§ ENTRIES SUPPLIED:
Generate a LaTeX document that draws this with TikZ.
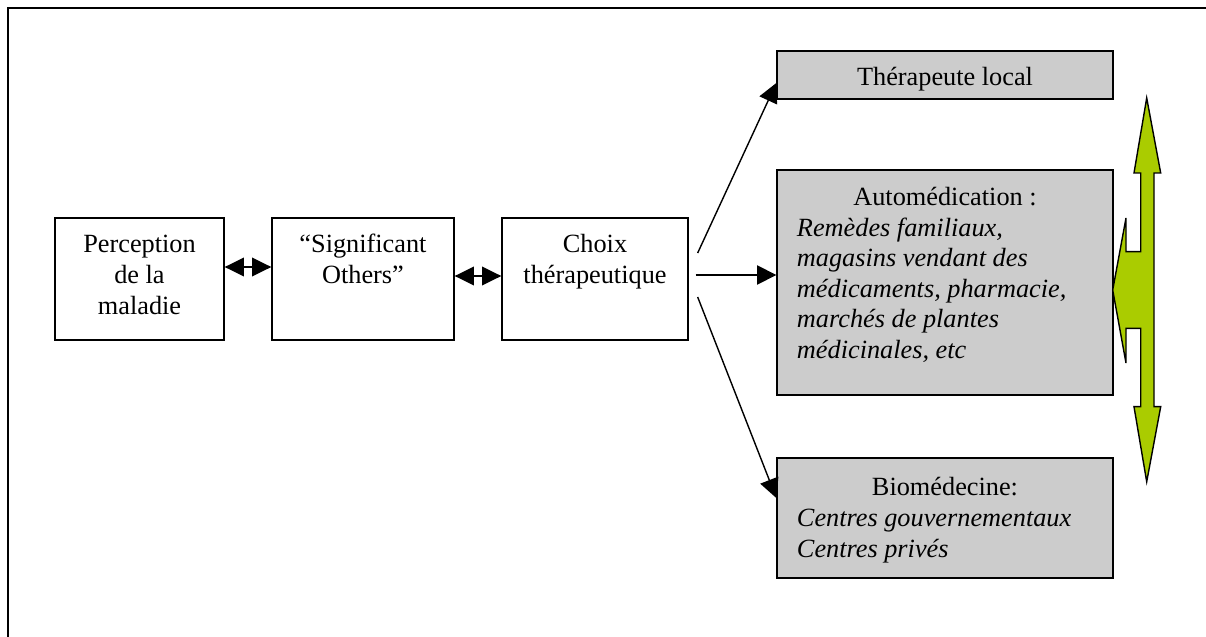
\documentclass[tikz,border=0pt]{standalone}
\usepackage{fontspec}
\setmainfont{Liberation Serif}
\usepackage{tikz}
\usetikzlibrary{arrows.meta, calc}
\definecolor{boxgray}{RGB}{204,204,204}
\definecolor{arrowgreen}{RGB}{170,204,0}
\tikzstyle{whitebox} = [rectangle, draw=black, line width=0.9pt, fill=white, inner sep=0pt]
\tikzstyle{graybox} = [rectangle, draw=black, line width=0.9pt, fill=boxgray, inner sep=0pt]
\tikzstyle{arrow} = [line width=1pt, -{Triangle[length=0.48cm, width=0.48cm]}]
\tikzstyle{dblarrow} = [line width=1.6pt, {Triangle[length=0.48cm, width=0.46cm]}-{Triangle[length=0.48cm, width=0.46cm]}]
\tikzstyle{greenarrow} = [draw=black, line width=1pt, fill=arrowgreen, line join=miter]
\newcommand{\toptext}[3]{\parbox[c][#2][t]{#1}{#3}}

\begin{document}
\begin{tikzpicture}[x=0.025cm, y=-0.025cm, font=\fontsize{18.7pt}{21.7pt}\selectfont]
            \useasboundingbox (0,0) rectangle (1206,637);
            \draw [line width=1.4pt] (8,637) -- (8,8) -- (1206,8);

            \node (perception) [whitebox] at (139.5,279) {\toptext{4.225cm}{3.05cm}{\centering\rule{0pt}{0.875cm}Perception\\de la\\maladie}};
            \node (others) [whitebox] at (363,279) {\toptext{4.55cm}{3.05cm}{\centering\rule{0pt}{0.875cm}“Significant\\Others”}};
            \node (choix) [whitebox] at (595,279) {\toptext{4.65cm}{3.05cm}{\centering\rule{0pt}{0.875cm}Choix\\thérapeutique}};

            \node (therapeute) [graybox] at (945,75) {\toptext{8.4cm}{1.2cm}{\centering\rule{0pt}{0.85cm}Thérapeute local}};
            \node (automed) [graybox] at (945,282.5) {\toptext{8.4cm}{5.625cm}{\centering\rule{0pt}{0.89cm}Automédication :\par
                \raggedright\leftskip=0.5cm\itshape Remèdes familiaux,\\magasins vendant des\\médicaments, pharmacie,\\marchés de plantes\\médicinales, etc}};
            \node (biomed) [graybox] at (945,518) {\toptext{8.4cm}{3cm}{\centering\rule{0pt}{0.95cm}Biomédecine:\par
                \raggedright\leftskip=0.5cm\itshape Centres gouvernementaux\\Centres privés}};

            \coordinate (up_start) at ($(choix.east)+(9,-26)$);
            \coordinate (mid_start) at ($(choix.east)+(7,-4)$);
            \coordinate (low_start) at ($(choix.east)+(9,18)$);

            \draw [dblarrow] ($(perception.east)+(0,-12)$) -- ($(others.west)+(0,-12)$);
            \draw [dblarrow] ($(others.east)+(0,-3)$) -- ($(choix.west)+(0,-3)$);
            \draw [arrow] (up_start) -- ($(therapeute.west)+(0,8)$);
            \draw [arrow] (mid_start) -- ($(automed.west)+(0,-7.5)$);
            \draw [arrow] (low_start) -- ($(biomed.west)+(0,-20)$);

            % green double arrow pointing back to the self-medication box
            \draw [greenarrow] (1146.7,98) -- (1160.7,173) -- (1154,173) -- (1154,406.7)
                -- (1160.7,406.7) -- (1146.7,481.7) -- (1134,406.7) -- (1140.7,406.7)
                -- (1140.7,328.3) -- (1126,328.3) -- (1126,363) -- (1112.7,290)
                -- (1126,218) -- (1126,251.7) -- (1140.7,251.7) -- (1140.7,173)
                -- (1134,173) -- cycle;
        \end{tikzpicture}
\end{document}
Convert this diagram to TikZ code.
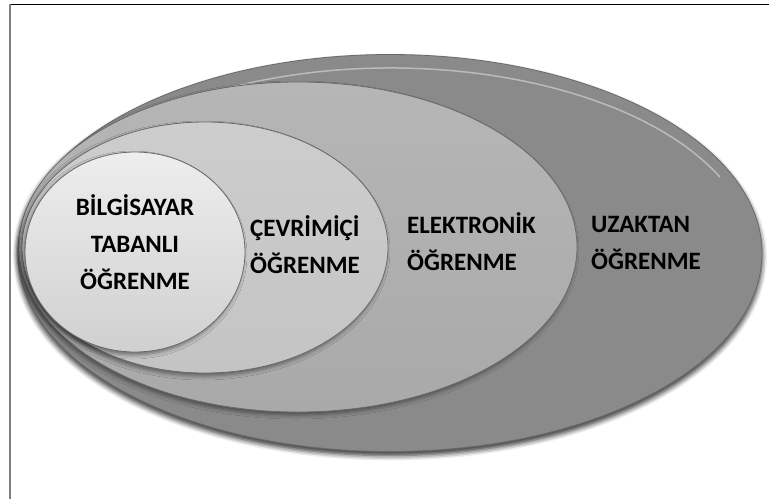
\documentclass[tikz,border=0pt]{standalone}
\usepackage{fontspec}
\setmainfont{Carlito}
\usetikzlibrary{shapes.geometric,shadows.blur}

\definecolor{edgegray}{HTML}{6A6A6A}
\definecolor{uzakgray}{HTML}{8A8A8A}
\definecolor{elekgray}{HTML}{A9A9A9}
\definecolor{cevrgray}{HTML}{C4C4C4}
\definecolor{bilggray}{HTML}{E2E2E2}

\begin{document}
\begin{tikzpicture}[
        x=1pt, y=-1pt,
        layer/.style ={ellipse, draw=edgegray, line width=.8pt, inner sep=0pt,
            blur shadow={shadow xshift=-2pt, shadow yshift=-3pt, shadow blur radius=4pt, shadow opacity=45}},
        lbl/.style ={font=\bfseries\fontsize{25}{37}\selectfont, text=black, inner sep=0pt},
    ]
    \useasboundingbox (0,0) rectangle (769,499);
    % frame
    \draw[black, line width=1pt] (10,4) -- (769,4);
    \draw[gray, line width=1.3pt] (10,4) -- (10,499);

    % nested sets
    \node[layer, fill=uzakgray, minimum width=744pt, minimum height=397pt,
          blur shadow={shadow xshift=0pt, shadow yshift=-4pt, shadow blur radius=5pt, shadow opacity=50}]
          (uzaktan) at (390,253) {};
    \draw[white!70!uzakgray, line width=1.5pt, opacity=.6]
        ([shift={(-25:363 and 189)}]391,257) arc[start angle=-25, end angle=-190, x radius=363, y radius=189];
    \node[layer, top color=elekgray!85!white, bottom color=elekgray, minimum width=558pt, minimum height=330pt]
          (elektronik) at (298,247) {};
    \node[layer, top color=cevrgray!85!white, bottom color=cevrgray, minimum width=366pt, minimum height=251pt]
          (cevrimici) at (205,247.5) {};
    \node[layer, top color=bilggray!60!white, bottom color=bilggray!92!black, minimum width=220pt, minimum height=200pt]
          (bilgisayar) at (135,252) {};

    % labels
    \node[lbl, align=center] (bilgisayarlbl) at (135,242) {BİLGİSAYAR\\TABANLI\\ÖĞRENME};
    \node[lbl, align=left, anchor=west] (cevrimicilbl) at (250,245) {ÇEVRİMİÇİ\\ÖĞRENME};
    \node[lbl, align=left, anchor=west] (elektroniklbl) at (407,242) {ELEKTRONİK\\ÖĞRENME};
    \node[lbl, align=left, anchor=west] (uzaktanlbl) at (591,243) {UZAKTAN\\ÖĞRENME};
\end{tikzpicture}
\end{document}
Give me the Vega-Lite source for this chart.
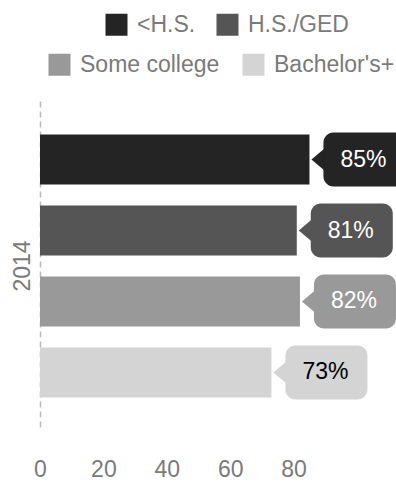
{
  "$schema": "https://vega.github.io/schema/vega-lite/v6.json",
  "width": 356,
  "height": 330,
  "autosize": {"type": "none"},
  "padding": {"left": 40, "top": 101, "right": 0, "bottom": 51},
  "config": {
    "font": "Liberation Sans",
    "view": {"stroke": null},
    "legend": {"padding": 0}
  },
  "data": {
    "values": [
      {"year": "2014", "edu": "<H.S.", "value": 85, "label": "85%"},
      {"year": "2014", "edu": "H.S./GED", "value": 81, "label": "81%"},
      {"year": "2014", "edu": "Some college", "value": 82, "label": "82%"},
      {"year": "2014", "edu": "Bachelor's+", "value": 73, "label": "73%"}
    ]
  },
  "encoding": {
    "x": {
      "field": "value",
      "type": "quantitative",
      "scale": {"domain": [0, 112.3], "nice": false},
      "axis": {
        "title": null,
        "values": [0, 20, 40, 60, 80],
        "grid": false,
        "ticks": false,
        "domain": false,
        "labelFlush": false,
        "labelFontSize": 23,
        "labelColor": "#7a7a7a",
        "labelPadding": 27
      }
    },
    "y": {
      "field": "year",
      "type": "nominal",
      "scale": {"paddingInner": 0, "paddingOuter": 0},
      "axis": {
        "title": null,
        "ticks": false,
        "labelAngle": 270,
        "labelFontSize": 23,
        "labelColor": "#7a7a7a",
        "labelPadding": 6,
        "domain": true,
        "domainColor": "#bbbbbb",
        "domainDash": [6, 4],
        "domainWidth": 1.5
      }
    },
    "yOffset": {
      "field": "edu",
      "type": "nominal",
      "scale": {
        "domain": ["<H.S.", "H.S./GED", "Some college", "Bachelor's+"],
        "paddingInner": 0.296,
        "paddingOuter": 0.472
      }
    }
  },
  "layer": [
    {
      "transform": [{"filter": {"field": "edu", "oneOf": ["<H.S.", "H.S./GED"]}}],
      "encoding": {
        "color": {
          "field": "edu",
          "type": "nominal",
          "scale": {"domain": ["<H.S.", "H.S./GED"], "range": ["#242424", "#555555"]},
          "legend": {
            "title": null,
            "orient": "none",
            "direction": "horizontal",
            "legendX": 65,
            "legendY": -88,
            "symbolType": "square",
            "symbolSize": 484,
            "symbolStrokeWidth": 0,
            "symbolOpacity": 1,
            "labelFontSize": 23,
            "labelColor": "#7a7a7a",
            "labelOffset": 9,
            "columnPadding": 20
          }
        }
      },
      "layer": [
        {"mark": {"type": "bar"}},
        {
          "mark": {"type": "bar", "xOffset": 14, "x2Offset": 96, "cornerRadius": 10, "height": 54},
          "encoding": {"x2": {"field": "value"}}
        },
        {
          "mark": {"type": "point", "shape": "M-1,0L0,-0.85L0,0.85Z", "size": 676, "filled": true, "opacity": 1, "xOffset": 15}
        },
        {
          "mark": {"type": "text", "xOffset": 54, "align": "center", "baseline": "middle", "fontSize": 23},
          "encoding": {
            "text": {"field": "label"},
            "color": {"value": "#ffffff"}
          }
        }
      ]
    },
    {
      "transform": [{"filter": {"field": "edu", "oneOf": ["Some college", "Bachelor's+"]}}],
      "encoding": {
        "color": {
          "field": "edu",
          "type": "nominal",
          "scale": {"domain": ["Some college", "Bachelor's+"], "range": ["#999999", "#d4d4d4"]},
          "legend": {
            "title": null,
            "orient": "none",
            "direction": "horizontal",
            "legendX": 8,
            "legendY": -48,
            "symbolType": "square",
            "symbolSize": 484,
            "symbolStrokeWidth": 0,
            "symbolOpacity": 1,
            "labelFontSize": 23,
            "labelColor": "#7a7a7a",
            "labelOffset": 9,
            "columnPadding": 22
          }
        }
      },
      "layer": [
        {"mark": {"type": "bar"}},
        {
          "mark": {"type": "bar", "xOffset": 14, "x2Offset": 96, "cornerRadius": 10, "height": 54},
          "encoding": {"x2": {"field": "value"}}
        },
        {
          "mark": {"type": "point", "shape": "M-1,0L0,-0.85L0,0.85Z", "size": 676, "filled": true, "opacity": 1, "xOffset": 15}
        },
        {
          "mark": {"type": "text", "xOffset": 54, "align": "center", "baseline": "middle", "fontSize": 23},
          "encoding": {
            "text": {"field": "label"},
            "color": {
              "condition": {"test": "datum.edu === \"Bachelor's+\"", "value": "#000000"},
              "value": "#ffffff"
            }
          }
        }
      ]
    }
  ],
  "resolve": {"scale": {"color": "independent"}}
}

§ WHAT YOU SHOULD DO: Using the entries above, find all lines with "this". Copy them.

§ REPLY TO THE EXERCISE:
Generate a LaTeX document that draws this with TikZ.
Convert this diagram to TikZ code.
Give me the Vega-Lite source for this chart.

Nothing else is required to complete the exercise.